**What is being asked**
Drop every picture, then transcribe the remaining data exactly.

**Provided data**
==*==

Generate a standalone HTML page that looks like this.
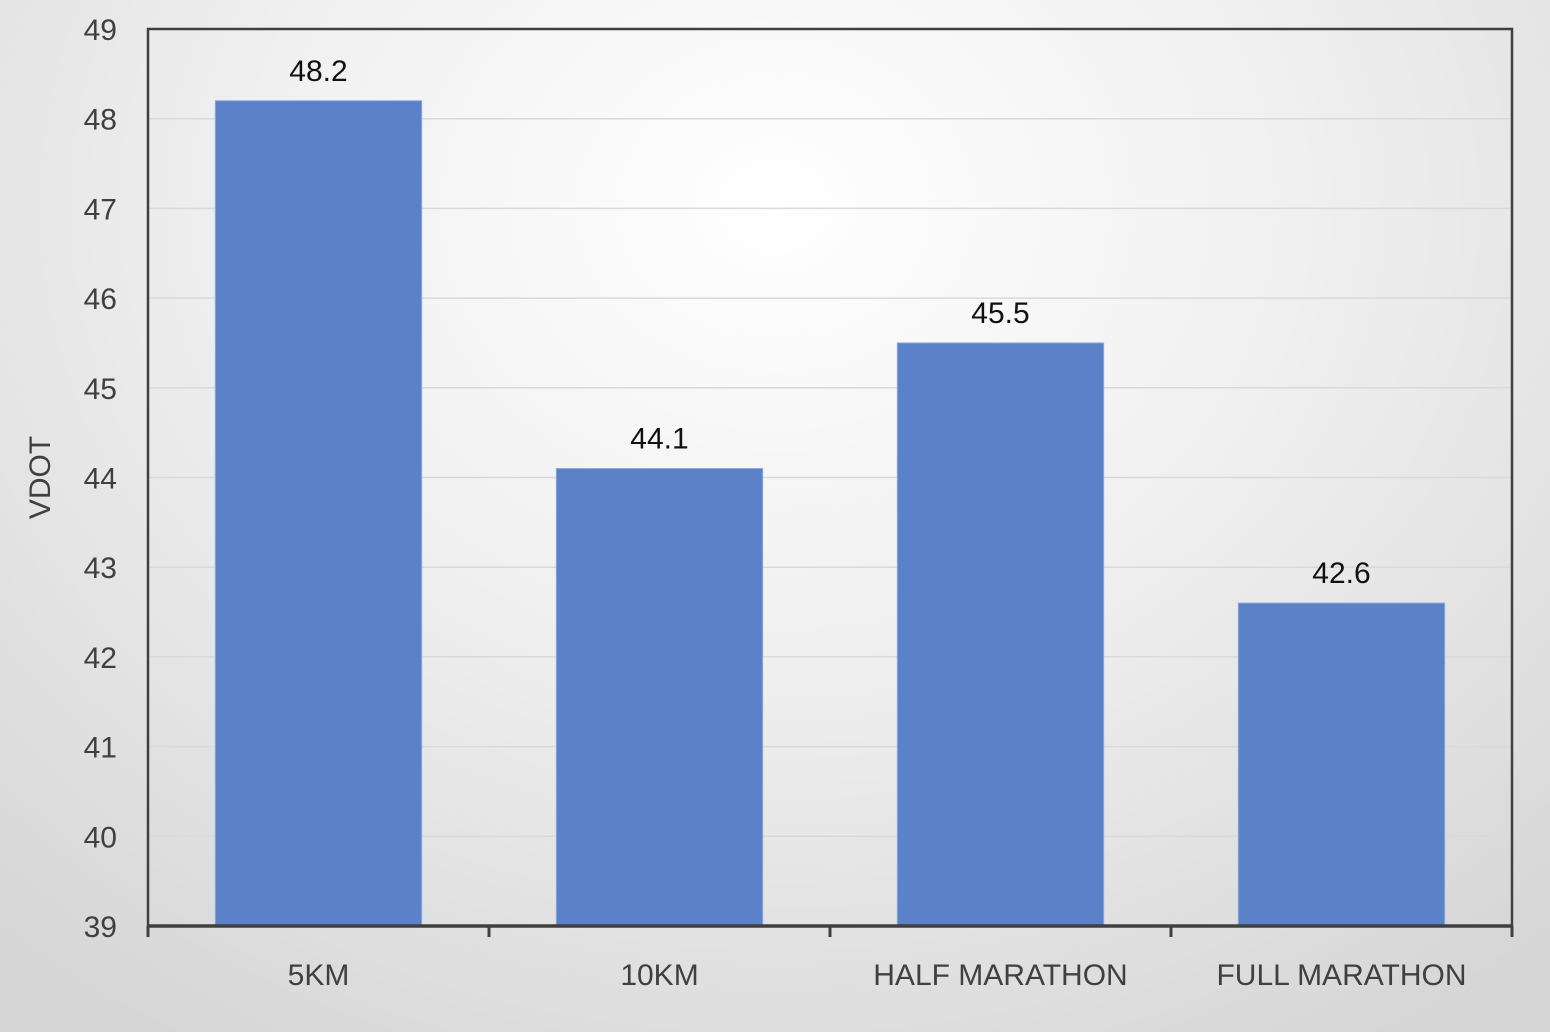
<!DOCTYPE html>
<html><head><meta charset="utf-8"><style>
html,body{margin:0;padding:0;}
body{width:1550px;height:1032px;overflow:hidden;background:radial-gradient(ellipse 75% 95% at 50% 20%,#ffffff 0%,#f0f0f0 45%,#d6d6d6 100%);font-family:"Liberation Sans",sans-serif;}
</style></head><body>
<svg id="chart" width="1550" height="1032" xmlns="http://www.w3.org/2000/svg" style="position:absolute;left:0;top:0">
<g id="grid"></g>
<g id="bars"></g>
<g id="labels"></g>
<g id="axes"></g>
</svg>
<script>
const categories=["5KM","10KM","HALF MARATHON","FULL MARATHON"];
const values=[48.2,44.1,45.5,42.6];
const valueLabels=["48.2","44.1","45.5","42.6"];
const yTicks=[39,40,41,42,43,44,45,46,47,48,49];
const NS="http://www.w3.org/2000/svg";
const L=148,R=1512,T=29,B=926,yMin=39,yMax=49;
const y=v=>B-(v-yMin)/(yMax-yMin)*(B-T);
const band=(R-L)/categories.length;
const x=i=>L+band*i;
function mk(tag,attrs,parent){const e=document.createElementNS(NS,tag);for(const k in attrs)e.setAttribute(k,attrs[k]);parent.appendChild(e);return e;}
const grid=document.getElementById('grid'),bars=document.getElementById('bars'),labels=document.getElementById('labels'),axes=document.getElementById('axes');
yTicks.forEach(t=>{
 if(t>yMin&&t<yMax){const g=mk('line',{x1:L,x2:R,y1:y(t),y2:y(t),stroke:'#d9d9d9','stroke-width':1.5},grid);
 
 }
 const tx=mk('text',{x:117,y:y(t)+11,'text-anchor':'end','font-size':30,fill:'#404040'},axes);
 tx.textContent=t;
 
 
});
values.forEach((v,i)=>{
 const bw=band*0.605,bx=x(i)+(band-bw)/2;
 const r=mk('rect',{x:bx,y:y(v),width:bw,height:B-y(v),fill:'#5b82c8',stroke:'#8aa8dd','stroke-width':1},bars);
 
 
 const t=mk('text',{x:x(i)+band/2,y:y(v)-20,'text-anchor':'middle','font-size':30,fill:'#111'},labels);
 t.textContent=valueLabels[i];
 
 
 const c=mk('text',{x:x(i)+band/2,y:985,'text-anchor':'middle','font-size':30,fill:'#404040'},axes);
 c.textContent=categories[i];
 
 
});
const frame=mk('path',{d:`M${L},${B} L${L},${T} L${R},${T} L${R},${B}`,fill:'none',stroke:'#404040','stroke-width':2.5},axes);


const xa=mk('line',{x1:L,x2:R,y1:B,y2:B,stroke:'#404040','stroke-width':3.5},axes);


for(let i=0;i<=categories.length;i++){
 const tk=mk('line',{x1:x(i),x2:x(i),y1:B,y2:B+11,stroke:'#404040','stroke-width':3},axes);
 
 
}
const yt=mk('text',{x:0,y:0,'text-anchor':'middle','font-size':30,fill:'#404040',transform:`translate(50,${(T+B)/2}) rotate(-90)`},axes);
yt.textContent='VDOT';


</script>
</body></html>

==*==

**The reply**
Generate a standalone HTML page that looks like this.
<!DOCTYPE html>
<html><head><meta charset="utf-8"><style>
html,body{margin:0;padding:0;}
body{width:1550px;height:1032px;overflow:hidden;background:radial-gradient(ellipse 75% 95% at 50% 20%,#ffffff 0%,#f0f0f0 45%,#d6d6d6 100%);font-family:"Liberation Sans",sans-serif;}
</style></head><body>
<svg id="chart" width="1550" height="1032" xmlns="http://www.w3.org/2000/svg" style="position:absolute;left:0;top:0">
<g id="grid"></g>
<g id="bars"></g>
<g id="labels"></g>
<g id="axes"></g>
</svg>
<script>
const categories=["5KM","10KM","HALF MARATHON","FULL MARATHON"];
const values=[48.2,44.1,45.5,42.6];
const valueLabels=["48.2","44.1","45.5","42.6"];
const yTicks=[39,40,41,42,43,44,45,46,47,48,49];
const NS="http://www.w3.org/2000/svg";
const L=148,R=1512,T=29,B=926,yMin=39,yMax=49;
const y=v=>B-(v-yMin)/(yMax-yMin)*(B-T);
const band=(R-L)/categories.length;
const x=i=>L+band*i;
function mk(tag,attrs,parent){const e=document.createElementNS(NS,tag);for(const k in attrs)e.setAttribute(k,attrs[k]);parent.appendChild(e);return e;}
const grid=document.getElementById('grid'),bars=document.getElementById('bars'),labels=document.getElementById('labels'),axes=document.getElementById('axes');
yTicks.forEach(t=>{
 if(t>yMin&&t<yMax){const g=mk('line',{x1:L,x2:R,y1:y(t),y2:y(t),stroke:'#d9d9d9','stroke-width':1.5},grid);
 
 }
 const tx=mk('text',{x:117,y:y(t)+11,'text-anchor':'end','font-size':30,fill:'#404040'},axes);
 tx.textContent=t;
 
 
});
values.forEach((v,i)=>{
 const bw=band*0.605,bx=x(i)+(band-bw)/2;
 const r=mk('rect',{x:bx,y:y(v),width:bw,height:B-y(v),fill:'#5b82c8',stroke:'#8aa8dd','stroke-width':1},bars);
 
 
 const t=mk('text',{x:x(i)+band/2,y:y(v)-20,'text-anchor':'middle','font-size':30,fill:'#111'},labels);
 t.textContent=valueLabels[i];
 
 
 const c=mk('text',{x:x(i)+band/2,y:985,'text-anchor':'middle','font-size':30,fill:'#404040'},axes);
 c.textContent=categories[i];
 
 
});
const frame=mk('path',{d:`M${L},${B} L${L},${T} L${R},${T} L${R},${B}`,fill:'none',stroke:'#404040','stroke-width':2.5},axes);


const xa=mk('line',{x1:L,x2:R,y1:B,y2:B,stroke:'#404040','stroke-width':3.5},axes);


for(let i=0;i<=categories.length;i++){
 const tk=mk('line',{x1:x(i),x2:x(i),y1:B,y2:B+11,stroke:'#404040','stroke-width':3},axes);
 
 
}
const yt=mk('text',{x:0,y:0,'text-anchor':'middle','font-size':30,fill:'#404040',transform:`translate(50,${(T+B)/2}) rotate(-90)`},axes);
yt.textContent='VDOT';


</script>
</body></html>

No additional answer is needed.